#### SUPPLIED MATERIAL
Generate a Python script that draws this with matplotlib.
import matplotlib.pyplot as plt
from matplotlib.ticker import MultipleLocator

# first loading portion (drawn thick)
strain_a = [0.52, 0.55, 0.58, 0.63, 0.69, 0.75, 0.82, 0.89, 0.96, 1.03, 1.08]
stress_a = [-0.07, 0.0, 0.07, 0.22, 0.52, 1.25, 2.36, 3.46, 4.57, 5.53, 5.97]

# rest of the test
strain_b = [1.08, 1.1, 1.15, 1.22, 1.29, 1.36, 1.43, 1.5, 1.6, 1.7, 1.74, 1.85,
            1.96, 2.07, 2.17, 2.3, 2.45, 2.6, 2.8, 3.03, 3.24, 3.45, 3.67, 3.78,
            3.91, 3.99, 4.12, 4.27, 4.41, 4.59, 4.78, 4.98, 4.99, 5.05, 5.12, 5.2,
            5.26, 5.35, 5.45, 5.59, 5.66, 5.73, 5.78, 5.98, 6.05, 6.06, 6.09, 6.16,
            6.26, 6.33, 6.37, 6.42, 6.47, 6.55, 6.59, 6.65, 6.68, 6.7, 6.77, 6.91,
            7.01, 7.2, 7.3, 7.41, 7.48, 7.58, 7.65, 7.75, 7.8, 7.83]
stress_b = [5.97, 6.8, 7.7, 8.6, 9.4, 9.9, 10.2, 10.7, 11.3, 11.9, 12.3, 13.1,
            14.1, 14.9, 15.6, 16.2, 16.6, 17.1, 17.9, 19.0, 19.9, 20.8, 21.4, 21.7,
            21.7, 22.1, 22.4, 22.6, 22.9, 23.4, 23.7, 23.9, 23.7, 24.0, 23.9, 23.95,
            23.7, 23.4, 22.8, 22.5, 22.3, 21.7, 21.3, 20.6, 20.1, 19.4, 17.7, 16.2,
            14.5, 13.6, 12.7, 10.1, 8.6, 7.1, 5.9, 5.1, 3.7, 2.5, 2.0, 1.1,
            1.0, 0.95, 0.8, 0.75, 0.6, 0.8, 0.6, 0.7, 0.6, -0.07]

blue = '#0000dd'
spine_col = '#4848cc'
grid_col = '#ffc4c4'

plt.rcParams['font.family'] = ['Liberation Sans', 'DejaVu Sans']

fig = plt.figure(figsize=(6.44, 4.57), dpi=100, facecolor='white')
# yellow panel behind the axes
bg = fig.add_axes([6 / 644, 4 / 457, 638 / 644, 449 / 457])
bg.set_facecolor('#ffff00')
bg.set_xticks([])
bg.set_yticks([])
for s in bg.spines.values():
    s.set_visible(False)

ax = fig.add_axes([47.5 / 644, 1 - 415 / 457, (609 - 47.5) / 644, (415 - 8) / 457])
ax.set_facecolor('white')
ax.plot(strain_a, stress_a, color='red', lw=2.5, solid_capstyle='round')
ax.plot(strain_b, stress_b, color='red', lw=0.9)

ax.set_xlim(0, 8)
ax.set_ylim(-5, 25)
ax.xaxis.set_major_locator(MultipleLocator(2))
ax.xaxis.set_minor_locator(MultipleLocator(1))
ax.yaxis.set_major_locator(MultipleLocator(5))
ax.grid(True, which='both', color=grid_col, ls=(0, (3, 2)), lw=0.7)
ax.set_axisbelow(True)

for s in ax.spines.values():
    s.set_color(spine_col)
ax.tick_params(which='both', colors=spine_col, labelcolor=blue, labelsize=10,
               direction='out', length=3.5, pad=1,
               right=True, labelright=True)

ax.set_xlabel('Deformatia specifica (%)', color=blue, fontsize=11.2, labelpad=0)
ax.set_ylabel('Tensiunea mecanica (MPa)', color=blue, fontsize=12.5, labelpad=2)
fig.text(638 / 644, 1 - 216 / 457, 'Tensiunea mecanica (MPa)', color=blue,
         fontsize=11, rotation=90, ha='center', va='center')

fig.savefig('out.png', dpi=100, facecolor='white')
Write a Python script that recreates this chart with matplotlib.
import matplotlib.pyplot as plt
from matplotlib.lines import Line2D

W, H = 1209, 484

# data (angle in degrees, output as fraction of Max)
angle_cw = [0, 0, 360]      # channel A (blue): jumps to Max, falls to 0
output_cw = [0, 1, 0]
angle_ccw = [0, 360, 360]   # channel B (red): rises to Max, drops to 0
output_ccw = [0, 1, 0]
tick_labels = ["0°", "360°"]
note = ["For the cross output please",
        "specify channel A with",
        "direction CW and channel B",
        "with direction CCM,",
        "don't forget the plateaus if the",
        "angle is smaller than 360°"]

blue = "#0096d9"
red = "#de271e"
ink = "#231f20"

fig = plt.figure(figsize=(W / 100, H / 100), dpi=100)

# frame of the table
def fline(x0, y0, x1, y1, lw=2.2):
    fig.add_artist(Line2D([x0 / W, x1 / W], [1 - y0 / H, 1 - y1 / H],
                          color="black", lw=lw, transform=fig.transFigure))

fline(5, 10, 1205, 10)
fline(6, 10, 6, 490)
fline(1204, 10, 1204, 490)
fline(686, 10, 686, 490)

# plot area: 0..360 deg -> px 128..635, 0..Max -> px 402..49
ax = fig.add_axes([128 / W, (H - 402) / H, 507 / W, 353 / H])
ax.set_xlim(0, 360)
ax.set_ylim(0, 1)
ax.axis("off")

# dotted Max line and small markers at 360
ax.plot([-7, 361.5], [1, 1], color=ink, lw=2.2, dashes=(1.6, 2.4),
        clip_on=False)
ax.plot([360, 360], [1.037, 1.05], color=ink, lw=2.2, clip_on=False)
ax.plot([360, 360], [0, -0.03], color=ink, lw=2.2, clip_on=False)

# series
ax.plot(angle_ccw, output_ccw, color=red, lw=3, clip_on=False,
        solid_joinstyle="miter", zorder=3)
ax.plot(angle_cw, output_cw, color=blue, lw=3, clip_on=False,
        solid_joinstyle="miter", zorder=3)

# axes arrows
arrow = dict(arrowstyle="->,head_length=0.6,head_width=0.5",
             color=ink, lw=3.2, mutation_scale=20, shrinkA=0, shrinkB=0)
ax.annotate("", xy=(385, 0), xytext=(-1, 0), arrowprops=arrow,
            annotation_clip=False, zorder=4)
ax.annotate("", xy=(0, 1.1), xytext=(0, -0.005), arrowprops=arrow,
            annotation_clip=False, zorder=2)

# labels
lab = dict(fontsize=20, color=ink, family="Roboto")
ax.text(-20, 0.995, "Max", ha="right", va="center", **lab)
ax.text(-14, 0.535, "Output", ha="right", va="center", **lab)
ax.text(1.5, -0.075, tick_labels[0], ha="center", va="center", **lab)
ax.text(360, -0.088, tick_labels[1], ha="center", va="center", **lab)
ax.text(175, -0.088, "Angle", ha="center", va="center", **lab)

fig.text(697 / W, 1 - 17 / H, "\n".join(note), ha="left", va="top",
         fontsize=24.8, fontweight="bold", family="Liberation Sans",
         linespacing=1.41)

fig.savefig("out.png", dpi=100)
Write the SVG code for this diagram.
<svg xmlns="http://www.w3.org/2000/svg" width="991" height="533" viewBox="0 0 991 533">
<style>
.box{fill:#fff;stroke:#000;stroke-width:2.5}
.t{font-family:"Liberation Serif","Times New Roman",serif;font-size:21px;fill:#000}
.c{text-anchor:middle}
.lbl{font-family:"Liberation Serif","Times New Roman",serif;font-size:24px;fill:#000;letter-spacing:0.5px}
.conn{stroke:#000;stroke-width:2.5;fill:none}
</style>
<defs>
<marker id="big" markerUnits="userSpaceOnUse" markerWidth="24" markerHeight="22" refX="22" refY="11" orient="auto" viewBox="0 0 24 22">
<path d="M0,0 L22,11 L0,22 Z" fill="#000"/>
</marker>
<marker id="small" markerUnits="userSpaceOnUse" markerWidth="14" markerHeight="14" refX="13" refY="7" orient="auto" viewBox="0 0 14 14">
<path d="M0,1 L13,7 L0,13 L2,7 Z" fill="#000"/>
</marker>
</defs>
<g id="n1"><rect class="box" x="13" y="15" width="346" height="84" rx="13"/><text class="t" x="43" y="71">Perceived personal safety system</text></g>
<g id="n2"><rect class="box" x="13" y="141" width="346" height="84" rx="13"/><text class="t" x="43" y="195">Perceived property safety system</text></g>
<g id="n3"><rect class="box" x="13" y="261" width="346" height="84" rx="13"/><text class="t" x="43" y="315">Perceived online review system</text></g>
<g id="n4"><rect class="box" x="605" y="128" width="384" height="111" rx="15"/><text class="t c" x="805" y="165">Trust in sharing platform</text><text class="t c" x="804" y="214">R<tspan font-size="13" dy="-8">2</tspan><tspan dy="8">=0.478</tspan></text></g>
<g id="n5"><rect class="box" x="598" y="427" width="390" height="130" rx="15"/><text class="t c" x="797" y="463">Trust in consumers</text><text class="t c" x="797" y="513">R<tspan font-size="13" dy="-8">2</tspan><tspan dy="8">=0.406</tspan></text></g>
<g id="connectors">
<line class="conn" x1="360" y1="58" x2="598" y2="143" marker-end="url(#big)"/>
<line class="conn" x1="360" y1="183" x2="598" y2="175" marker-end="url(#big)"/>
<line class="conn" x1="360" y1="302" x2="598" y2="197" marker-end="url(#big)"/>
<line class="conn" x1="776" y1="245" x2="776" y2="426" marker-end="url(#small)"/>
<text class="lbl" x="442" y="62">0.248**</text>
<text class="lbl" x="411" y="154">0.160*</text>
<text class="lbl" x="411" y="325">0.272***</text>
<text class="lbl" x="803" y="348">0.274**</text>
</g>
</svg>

#### SHORT PROBLEM
Within the listing above, locate the line containing "Write a Python" and the line containing "W, H = 1209, 484". Reproduce those two lines and all lines between them exactly, with nothing added.

#### RESULT OF THIS TASK
Write a Python script that recreates this chart with matplotlib.
import matplotlib.pyplot as plt
from matplotlib.lines import Line2D

W, H = 1209, 484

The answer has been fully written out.